---------- SOURCE DATA ----------

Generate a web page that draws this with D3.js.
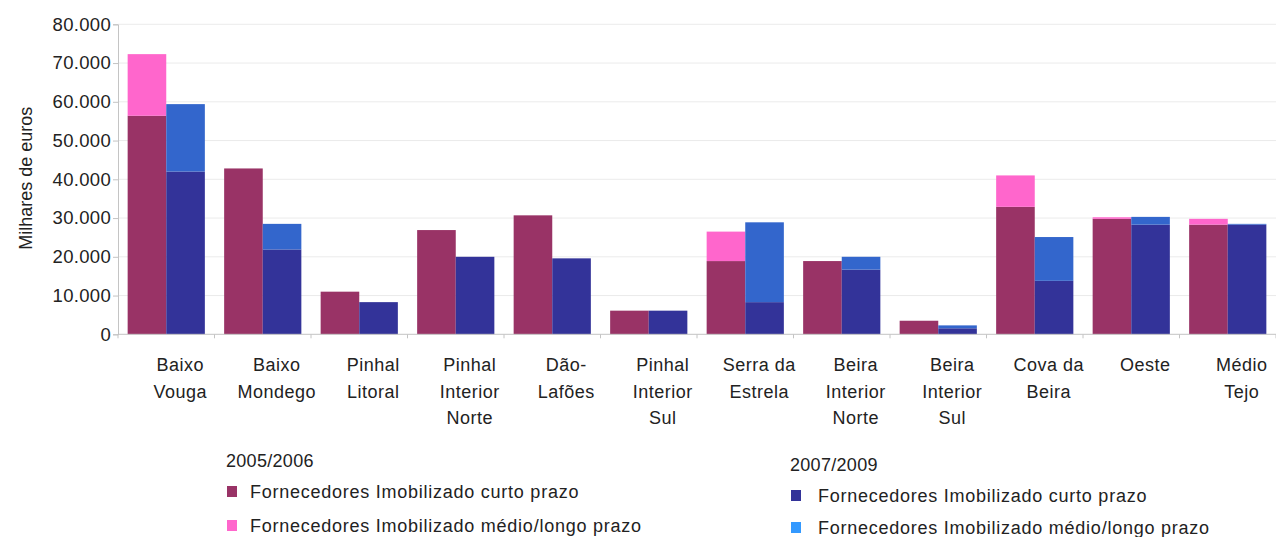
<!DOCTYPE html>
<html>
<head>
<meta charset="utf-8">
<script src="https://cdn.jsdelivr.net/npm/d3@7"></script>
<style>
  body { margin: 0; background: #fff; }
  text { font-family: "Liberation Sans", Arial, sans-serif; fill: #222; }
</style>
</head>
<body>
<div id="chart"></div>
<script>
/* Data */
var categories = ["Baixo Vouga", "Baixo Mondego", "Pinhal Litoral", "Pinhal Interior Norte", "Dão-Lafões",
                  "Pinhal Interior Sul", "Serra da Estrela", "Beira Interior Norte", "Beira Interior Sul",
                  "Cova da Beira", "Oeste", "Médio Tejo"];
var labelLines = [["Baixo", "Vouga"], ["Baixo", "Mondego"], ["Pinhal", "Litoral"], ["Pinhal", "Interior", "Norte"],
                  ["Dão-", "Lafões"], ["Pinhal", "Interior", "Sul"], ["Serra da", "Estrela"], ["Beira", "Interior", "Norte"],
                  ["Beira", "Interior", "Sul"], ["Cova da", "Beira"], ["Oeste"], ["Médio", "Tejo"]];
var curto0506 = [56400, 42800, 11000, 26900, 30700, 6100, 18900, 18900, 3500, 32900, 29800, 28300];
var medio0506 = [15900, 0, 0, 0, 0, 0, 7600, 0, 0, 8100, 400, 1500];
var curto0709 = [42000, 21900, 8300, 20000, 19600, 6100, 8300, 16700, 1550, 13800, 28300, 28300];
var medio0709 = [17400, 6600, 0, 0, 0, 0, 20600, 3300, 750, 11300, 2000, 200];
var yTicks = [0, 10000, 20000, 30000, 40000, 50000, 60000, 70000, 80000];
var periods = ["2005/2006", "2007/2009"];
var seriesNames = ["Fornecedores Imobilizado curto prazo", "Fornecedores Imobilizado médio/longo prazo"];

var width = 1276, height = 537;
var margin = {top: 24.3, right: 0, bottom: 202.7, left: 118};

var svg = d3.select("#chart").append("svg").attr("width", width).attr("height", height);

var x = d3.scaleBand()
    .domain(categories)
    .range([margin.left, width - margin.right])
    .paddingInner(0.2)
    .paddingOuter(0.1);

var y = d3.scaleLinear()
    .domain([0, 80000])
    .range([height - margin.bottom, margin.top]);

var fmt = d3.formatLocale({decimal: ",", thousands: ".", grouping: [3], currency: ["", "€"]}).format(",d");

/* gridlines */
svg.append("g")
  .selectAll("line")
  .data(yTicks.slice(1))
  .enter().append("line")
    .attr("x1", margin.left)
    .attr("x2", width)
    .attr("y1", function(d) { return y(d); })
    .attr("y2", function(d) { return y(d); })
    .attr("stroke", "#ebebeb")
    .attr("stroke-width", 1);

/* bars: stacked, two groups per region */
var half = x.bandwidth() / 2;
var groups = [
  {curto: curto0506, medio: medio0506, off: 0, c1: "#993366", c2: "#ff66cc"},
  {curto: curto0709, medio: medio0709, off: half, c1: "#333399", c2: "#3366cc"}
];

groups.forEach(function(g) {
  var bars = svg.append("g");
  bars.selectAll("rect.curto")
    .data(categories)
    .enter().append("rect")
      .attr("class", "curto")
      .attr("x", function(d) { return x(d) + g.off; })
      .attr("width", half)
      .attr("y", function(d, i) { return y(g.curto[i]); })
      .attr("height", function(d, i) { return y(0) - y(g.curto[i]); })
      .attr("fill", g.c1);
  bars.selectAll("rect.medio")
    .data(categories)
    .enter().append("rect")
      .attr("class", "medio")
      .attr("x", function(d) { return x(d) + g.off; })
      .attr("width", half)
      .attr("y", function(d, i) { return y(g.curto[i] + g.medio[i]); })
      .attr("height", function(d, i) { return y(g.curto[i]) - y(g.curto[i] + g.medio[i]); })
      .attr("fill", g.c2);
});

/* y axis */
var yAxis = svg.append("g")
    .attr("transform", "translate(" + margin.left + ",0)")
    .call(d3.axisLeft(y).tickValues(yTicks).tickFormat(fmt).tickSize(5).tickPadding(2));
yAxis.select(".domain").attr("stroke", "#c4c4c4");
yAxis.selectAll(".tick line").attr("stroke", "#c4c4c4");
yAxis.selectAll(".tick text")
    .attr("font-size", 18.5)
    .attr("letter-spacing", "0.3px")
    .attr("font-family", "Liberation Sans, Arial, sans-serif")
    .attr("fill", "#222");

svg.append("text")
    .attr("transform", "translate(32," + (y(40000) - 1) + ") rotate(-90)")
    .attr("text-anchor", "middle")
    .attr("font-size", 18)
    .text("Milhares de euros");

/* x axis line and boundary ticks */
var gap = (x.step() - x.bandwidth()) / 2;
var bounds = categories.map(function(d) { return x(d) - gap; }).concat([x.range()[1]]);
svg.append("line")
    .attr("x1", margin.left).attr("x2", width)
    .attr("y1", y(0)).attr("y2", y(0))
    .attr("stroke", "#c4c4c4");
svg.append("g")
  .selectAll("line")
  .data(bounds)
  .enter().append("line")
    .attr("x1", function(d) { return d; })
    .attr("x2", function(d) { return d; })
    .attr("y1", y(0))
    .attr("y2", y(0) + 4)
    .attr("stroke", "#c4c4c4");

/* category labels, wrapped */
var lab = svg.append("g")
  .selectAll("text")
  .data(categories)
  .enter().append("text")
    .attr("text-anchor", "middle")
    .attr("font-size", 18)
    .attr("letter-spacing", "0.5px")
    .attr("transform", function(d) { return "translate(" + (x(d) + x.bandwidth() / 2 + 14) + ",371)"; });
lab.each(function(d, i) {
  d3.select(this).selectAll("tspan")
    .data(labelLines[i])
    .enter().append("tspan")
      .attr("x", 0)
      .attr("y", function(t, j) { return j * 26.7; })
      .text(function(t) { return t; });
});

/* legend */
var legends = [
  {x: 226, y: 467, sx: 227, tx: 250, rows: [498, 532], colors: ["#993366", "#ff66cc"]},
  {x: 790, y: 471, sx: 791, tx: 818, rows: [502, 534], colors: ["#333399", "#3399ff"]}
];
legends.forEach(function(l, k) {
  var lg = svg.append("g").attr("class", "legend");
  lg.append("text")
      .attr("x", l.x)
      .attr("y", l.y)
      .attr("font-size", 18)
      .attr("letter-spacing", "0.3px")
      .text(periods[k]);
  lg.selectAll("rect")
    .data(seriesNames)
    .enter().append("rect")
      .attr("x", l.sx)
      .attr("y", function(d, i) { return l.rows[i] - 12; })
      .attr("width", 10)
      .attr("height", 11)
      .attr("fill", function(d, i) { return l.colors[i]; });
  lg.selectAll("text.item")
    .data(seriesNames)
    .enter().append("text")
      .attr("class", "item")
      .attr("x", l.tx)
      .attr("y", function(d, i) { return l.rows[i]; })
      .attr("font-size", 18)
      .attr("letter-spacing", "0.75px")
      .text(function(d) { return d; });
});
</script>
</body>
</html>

----------

WRITTEN INSTRUCTION. Set the pictures aside and transcribe the data above exactly.

CORRECT RESULT.
Generate a web page that draws this with D3.js.
<!DOCTYPE html>
<html>
<head>
<meta charset="utf-8">
<script src="https://cdn.jsdelivr.net/npm/d3@7"></script>
<style>
  body { margin: 0; background: #fff; }
  text { font-family: "Liberation Sans", Arial, sans-serif; fill: #222; }
</style>
</head>
<body>
<div id="chart"></div>
<script>
/* Data */
var categories = ["Baixo Vouga", "Baixo Mondego", "Pinhal Litoral", "Pinhal Interior Norte", "Dão-Lafões",
                  "Pinhal Interior Sul", "Serra da Estrela", "Beira Interior Norte", "Beira Interior Sul",
                  "Cova da Beira", "Oeste", "Médio Tejo"];
var labelLines = [["Baixo", "Vouga"], ["Baixo", "Mondego"], ["Pinhal", "Litoral"], ["Pinhal", "Interior", "Norte"],
                  ["Dão-", "Lafões"], ["Pinhal", "Interior", "Sul"], ["Serra da", "Estrela"], ["Beira", "Interior", "Norte"],
                  ["Beira", "Interior", "Sul"], ["Cova da", "Beira"], ["Oeste"], ["Médio", "Tejo"]];
var curto0506 = [56400, 42800, 11000, 26900, 30700, 6100, 18900, 18900, 3500, 32900, 29800, 28300];
var medio0506 = [15900, 0, 0, 0, 0, 0, 7600, 0, 0, 8100, 400, 1500];
var curto0709 = [42000, 21900, 8300, 20000, 19600, 6100, 8300, 16700, 1550, 13800, 28300, 28300];
var medio0709 = [17400, 6600, 0, 0, 0, 0, 20600, 3300, 750, 11300, 2000, 200];
var yTicks = [0, 10000, 20000, 30000, 40000, 50000, 60000, 70000, 80000];
var periods = ["2005/2006", "2007/2009"];
var seriesNames = ["Fornecedores Imobilizado curto prazo", "Fornecedores Imobilizado médio/longo prazo"];

var width = 1276, height = 537;
var margin = {top: 24.3, right: 0, bottom: 202.7, left: 118};

var svg = d3.select("#chart").append("svg").attr("width", width).attr("height", height);

var x = d3.scaleBand()
    .domain(categories)
    .range([margin.left, width - margin.right])
    .paddingInner(0.2)
    .paddingOuter(0.1);

var y = d3.scaleLinear()
    .domain([0, 80000])
    .range([height - margin.bottom, margin.top]);

var fmt = d3.formatLocale({decimal: ",", thousands: ".", grouping: [3], currency: ["", "€"]}).format(",d");

/* gridlines */
svg.append("g")
  .selectAll("line")
  .data(yTicks.slice(1))
  .enter().append("line")
    .attr("x1", margin.left)
    .attr("x2", width)
    .attr("y1", function(d) { return y(d); })
    .attr("y2", function(d) { return y(d); })
    .attr("stroke", "#ebebeb")
    .attr("stroke-width", 1);

/* bars: stacked, two groups per region */
var half = x.bandwidth() / 2;
var groups = [
  {curto: curto0506, medio: medio0506, off: 0, c1: "#993366", c2: "#ff66cc"},
  {curto: curto0709, medio: medio0709, off: half, c1: "#333399", c2: "#3366cc"}
];

groups.forEach(function(g) {
  var bars = svg.append("g");
  bars.selectAll("rect.curto")
    .data(categories)
    .enter().append("rect")
      .attr("class", "curto")
      .attr("x", function(d) { return x(d) + g.off; })
      .attr("width", half)
      .attr("y", function(d, i) { return y(g.curto[i]); })
      .attr("height", function(d, i) { return y(0) - y(g.curto[i]); })
      .attr("fill", g.c1);
  bars.selectAll("rect.medio")
    .data(categories)
    .enter().append("rect")
      .attr("class", "medio")
      .attr("x", function(d) { return x(d) + g.off; })
      .attr("width", half)
      .attr("y", function(d, i) { return y(g.curto[i] + g.medio[i]); })
      .attr("height", function(d, i) { return y(g.curto[i]) - y(g.curto[i] + g.medio[i]); })
      .attr("fill", g.c2);
});

/* y axis */
var yAxis = svg.append("g")
    .attr("transform", "translate(" + margin.left + ",0)")
    .call(d3.axisLeft(y).tickValues(yTicks).tickFormat(fmt).tickSize(5).tickPadding(2));
yAxis.select(".domain").attr("stroke", "#c4c4c4");
yAxis.selectAll(".tick line").attr("stroke", "#c4c4c4");
yAxis.selectAll(".tick text")
    .attr("font-size", 18.5)
    .attr("letter-spacing", "0.3px")
    .attr("font-family", "Liberation Sans, Arial, sans-serif")
    .attr("fill", "#222");

svg.append("text")
    .attr("transform", "translate(32," + (y(40000) - 1) + ") rotate(-90)")
    .attr("text-anchor", "middle")
    .attr("font-size", 18)
    .text("Milhares de euros");

/* x axis line and boundary ticks */
var gap = (x.step() - x.bandwidth()) / 2;
var bounds = categories.map(function(d) { return x(d) - gap; }).concat([x.range()[1]]);
svg.append("line")
    .attr("x1", margin.left).attr("x2", width)
    .attr("y1", y(0)).attr("y2", y(0))
    .attr("stroke", "#c4c4c4");
svg.append("g")
  .selectAll("line")
  .data(bounds)
  .enter().append("line")
    .attr("x1", function(d) { return d; })
    .attr("x2", function(d) { return d; })
    .attr("y1", y(0))
    .attr("y2", y(0) + 4)
    .attr("stroke", "#c4c4c4");

/* category labels, wrapped */
var lab = svg.append("g")
  .selectAll("text")
  .data(categories)
  .enter().append("text")
    .attr("text-anchor", "middle")
    .attr("font-size", 18)
    .attr("letter-spacing", "0.5px")
    .attr("transform", function(d) { return "translate(" + (x(d) + x.bandwidth() / 2 + 14) + ",371)"; });
lab.each(function(d, i) {
  d3.select(this).selectAll("tspan")
    .data(labelLines[i])
    .enter().append("tspan")
      .attr("x", 0)
      .attr("y", function(t, j) { return j * 26.7; })
      .text(function(t) { return t; });
});

/* legend */
var legends = [
  {x: 226, y: 467, sx: 227, tx: 250, rows: [498, 532], colors: ["#993366", "#ff66cc"]},
  {x: 790, y: 471, sx: 791, tx: 818, rows: [502, 534], colors: ["#333399", "#3399ff"]}
];
legends.forEach(function(l, k) {
  var lg = svg.append("g").attr("class", "legend");
  lg.append("text")
      .attr("x", l.x)
      .attr("y", l.y)
      .attr("font-size", 18)
      .attr("letter-spacing", "0.3px")
      .text(periods[k]);
  lg.selectAll("rect")
    .data(seriesNames)
    .enter().append("rect")
      .attr("x", l.sx)
      .attr("y", function(d, i) { return l.rows[i] - 12; })
      .attr("width", 10)
      .attr("height", 11)
      .attr("fill", function(d, i) { return l.colors[i]; });
  lg.selectAll("text.item")
    .data(seriesNames)
    .enter().append("text")
      .attr("class", "item")
      .attr("x", l.tx)
      .attr("y", function(d, i) { return l.rows[i]; })
      .attr("font-size", 18)
      .attr("letter-spacing", "0.75px")
      .text(function(d) { return d; });
});
</script>
</body>
</html>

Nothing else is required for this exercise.